Friends, a deep sense of gratitude is born out of our acknowledgement that all that we have is a privilege, not a right. It is born out of an understanding that we have what we have not mainly because we deserve it, but because of God's grace and other’s generosity. Our well being, socially, emotionally, physically, and spiritually depends on the care and love given to us by those people around us. Even our very existence in this world depends on our environment that has provided us with a space good enough to live in and to prosper.
Since the Enlightenment, we, human beings, have fooled ourselves into believing that we are solely responsible for our very own survival and existence. The truth of the matter is, we are not. There are many things that we have no control whatsoever.
Therefore, living in a society where everything is measured by its economic value, we need to have contra-values. We need to start to learn again to give thanks to God for our own well-being, even for our own existence. Just like the leper from Samaria, we need to remind ourselves that without God, by our own effort, we would not be here. We need to have an open and humble attitude to accept the gifts from God that enable us to have richer and fuller life.
Going back to my experience on the bus, I need to remind myself that my safety on the road is not really because of the money I’ve paid, but because of the diligence of the driver. Therefore, I need to thank the driver, whether or not I like the person. I need to remind myself to mind my P’s and Q’s, because when we say thank you, we acknowledge our inability to pay back the act of generosity given to us.
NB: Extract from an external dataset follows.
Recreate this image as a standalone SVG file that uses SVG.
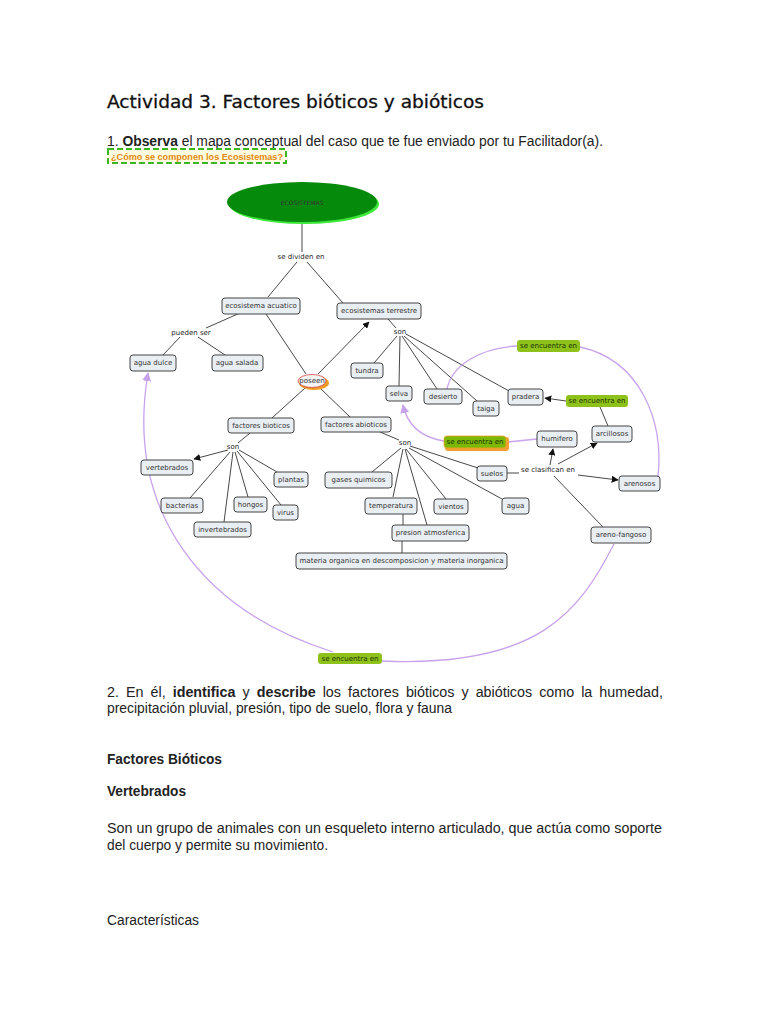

During this season of Lent, we need to remind ourselves that we all are recipients of the greatest gift of all: the Son of God who died on the cross to bring healing to the world. We have done nothing that makes us deserve such gift. It is all given to us by the grace of God and not by our own effort or goodness. The only way appropriate for us to respond is to receive the gift with an open heart and a deep sense of gratitude. And, just like the video that we watched this morning reminds us, gratitude changes everything. Amen.